• Directions for this task:
Copy the lines below as they are; omit the images they contain.
───── Material
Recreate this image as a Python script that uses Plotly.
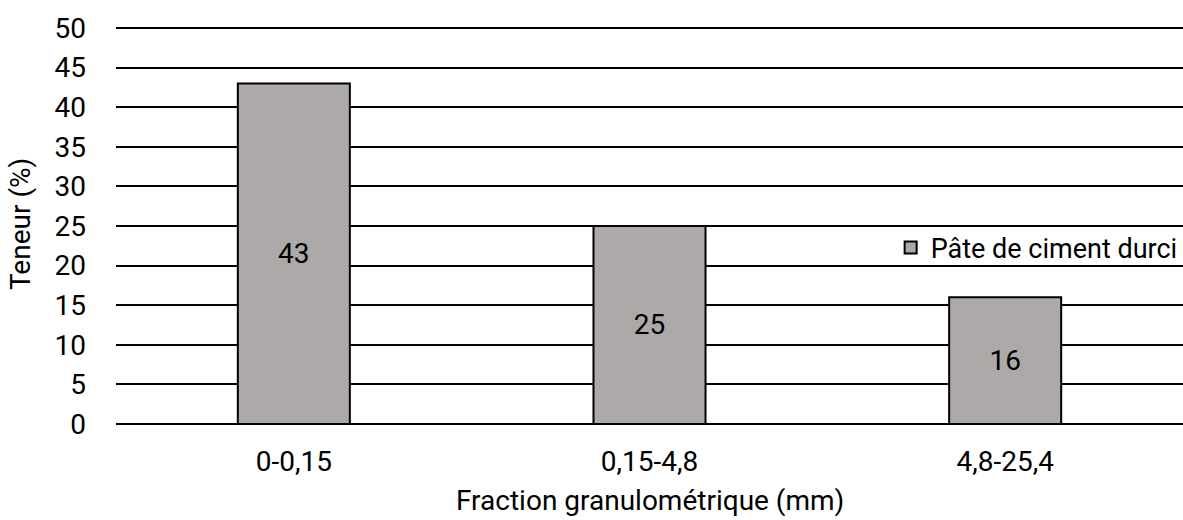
import plotly.graph_objects as go

categories = ["0-0,15", "0,15-4,8", "4,8-25,4"]
values = [43, 25, 16]
series_name = "Pâte de ciment durci"
y_ticks = [0, 5, 10, 15, 20, 25, 30, 35, 40, 45, 50]
x_title = "Fraction granulométrique (mm)"
y_title = "Teneur (%)"

FONT = "Roboto, Liberation Sans Narrow, sans-serif"
FS = 28

fig = go.Figure()
fig.add_trace(go.Bar(
    x=categories, y=values, name=series_name,
    marker=dict(color="#ADA9A8", line=dict(color="black", width=2)),
    width=0.315,
    text=[str(v) for v in values], textposition="inside",
    insidetextanchor="middle", textangle=0,
    textfont=dict(family=FONT, size=FS, color="black"),
    showlegend=True,
))

fig.update_layout(
    width=1183, height=520,
    margin=dict(l=116, r=0, t=24, b=96, autoexpand=False),
    paper_bgcolor="white", plot_bgcolor="white",
    font=dict(family=FONT, size=FS, color="black"),
    showlegend=True,
    legend=dict(x=0.726, y=0.44, xanchor="left", yanchor="middle",
                bgcolor="rgba(0,0,0,0)", font=dict(family=FONT, size=27, color="black"),
                itemwidth=30),
    xaxis=dict(showgrid=False, showline=False, ticks="", ticklabelstandoff=18,
               automargin=False, tickfont=dict(family=FONT, size=FS)),
    yaxis=dict(range=[0, 50.5], tickvals=y_ticks, showgrid=True, gridcolor="black", gridwidth=1.5,
               zeroline=True, zerolinecolor="black", zerolinewidth=1.5,
               showline=False, ticks="", ticklabelstandoff=29, automargin=False,
               tickfont=dict(family=FONT, size=FS)),
    bargap=0.685,
    annotations=[
        dict(text=x_title, xref="paper", yref="paper", x=0.5, y=0, xanchor="center",
             yanchor="middle", yshift=-76, showarrow=False, font=dict(family=FONT, size=FS)),
        dict(text=y_title, xref="paper", yref="paper", x=0, y=0.5, xanchor="center",
             yanchor="middle", xshift=-96, textangle=-90, showarrow=False,
             font=dict(family=FONT, size=FS)),
    ],
)

fig.write_html("out.html", config={"displayModeBar": False},
               post_script="document.body.style.margin='0';document.body.style.overflow='hidden';")
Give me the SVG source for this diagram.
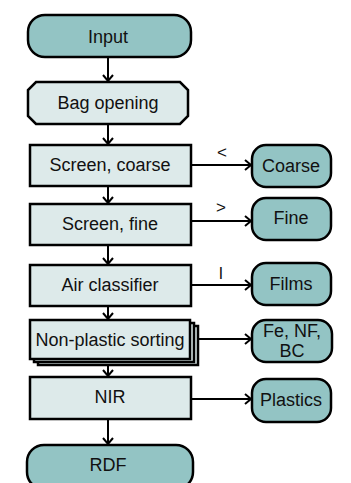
──────────
• Exercise answer:
Recreate this image as a Python script that uses Plotly.
import plotly.graph_objects as go

categories = ["0-0,15", "0,15-4,8", "4,8-25,4"]
values = [43, 25, 16]
series_name = "Pâte de ciment durci"
y_ticks = [0, 5, 10, 15, 20, 25, 30, 35, 40, 45, 50]
x_title = "Fraction granulométrique (mm)"
y_title = "Teneur (%)"

FONT = "Roboto, Liberation Sans Narrow, sans-serif"
FS = 28

fig = go.Figure()
fig.add_trace(go.Bar(
    x=categories, y=values, name=series_name,
    marker=dict(color="#ADA9A8", line=dict(color="black", width=2)),
    width=0.315,
    text=[str(v) for v in values], textposition="inside",
    insidetextanchor="middle", textangle=0,
    textfont=dict(family=FONT, size=FS, color="black"),
    showlegend=True,
))

fig.update_layout(
    width=1183, height=520,
    margin=dict(l=116, r=0, t=24, b=96, autoexpand=False),
    paper_bgcolor="white", plot_bgcolor="white",
    font=dict(family=FONT, size=FS, color="black"),
    showlegend=True,
    legend=dict(x=0.726, y=0.44, xanchor="left", yanchor="middle",
                bgcolor="rgba(0,0,0,0)", font=dict(family=FONT, size=27, color="black"),
                itemwidth=30),
    xaxis=dict(showgrid=False, showline=False, ticks="", ticklabelstandoff=18,
               automargin=False, tickfont=dict(family=FONT, size=FS)),
    yaxis=dict(range=[0, 50.5], tickvals=y_ticks, showgrid=True, gridcolor="black", gridwidth=1.5,
               zeroline=True, zerolinecolor="black", zerolinewidth=1.5,
               showline=False, ticks="", ticklabelstandoff=29, automargin=False,
               tickfont=dict(family=FONT, size=FS)),
    bargap=0.685,
    annotations=[
        dict(text=x_title, xref="paper", yref="paper", x=0.5, y=0, xanchor="center",
             yanchor="middle", yshift=-76, showarrow=False, font=dict(family=FONT, size=FS)),
        dict(text=y_title, xref="paper", yref="paper", x=0, y=0.5, xanchor="center",
             yanchor="middle", xshift=-96, textangle=-90, showarrow=False,
             font=dict(family=FONT, size=FS)),
    ],
)

fig.write_html("out.html", config={"displayModeBar": False},
               post_script="document.body.style.margin='0';document.body.style.overflow='hidden';")
Give me the SVG source for this diagram.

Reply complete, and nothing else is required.